The farm needed new water tanks and a new water pump. Somehow, a pump was found in Sydney, and the Saints in Moorabbin found the money to buy it and transport it to their farm.

The weather also cooperated. It had been dry, but after the potatoes were in, “it rained and rained, and soaked the ground. It’s been just one long series of blessings,” said Brother Cowser.

Along with those “blessings” went a lot of effort. Some stake members have to drive several hours to reach the farm. In addition, government regulations allow the land to be watered only at night.

“The members have to trot out there at midnight, move the pump out, and start the pump up,” says Moorabbin Stake President Harry Truman. Actually, the first crop wasn’t potatoes. It was weeds. “Somebody brought a weed over six feet long to stake conference,” President Truman says. However, most areas were well kept, “and we hope that next year the weeds won’t be as high.”

Each ward in the stake was assigned twenty-five long rows, with ward members responsible for the weeding and fertilizing. Irrigating, clearing ditches, building a dam, making seedbeds, landscaping, and other projects were assigned to crews. A Spanish-speaking branch raised seedlings. A young man from each ward was trained as a tractor driver and an adult was trained as a supervisor.

Through it all, the real harvest has been something more permanent than potatoes, Brother Cowser says. “The program is an outward sign that Latter-day Saints mean what they say, that they really do love each other. Welfare projects are a means of bringing people together, to get them to love and help those of their number in need.”

Members of the Spanish-speaking branch—“these new Australians who have a language challenge”—sing their native songs as they work on the farm. “We learn here to love each other—just as we do in the chapel. We really get to know each other.”

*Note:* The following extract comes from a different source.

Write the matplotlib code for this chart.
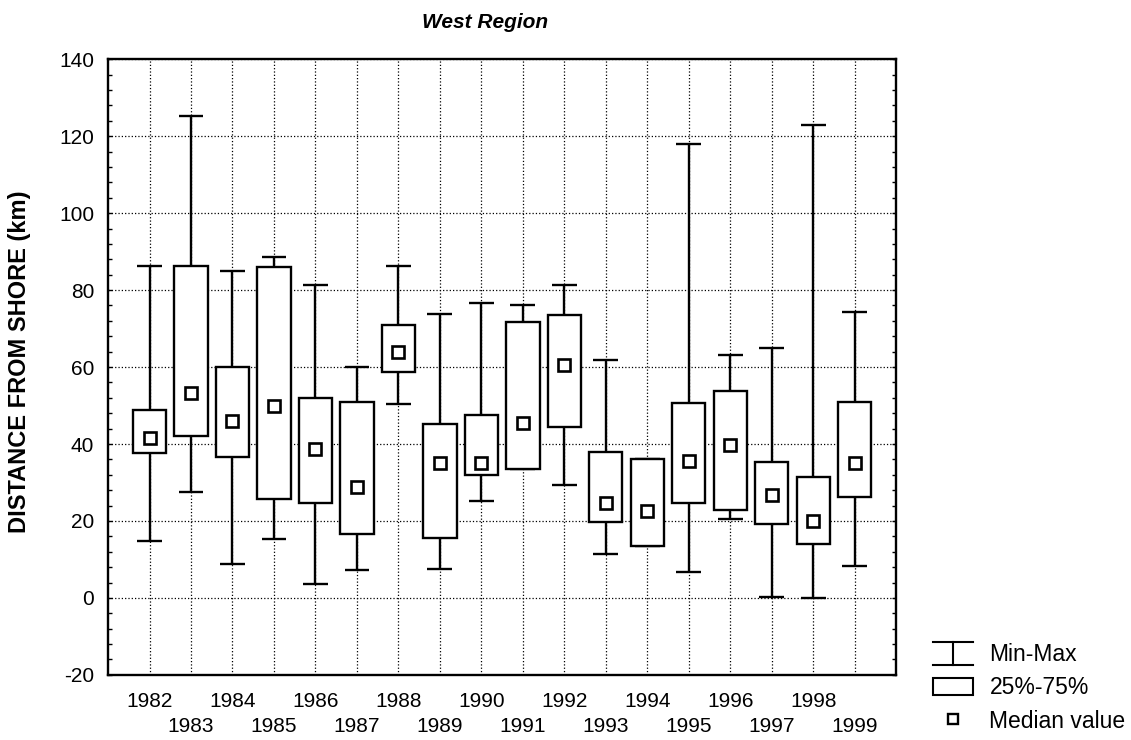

“There’s no fellowship in the world like getting out in the dirt and working together,” sums up President Truman.

Since the project started, stake members have produced not only a bumper crop, but also bumper stickers: “The Moorabbin Stake Welfare Project Grows People—Dig It.”

Members of all ages cut sixteen tons of seed potatoes in two days so that planting could start on the Moorabbin Australia Stake welfare farm.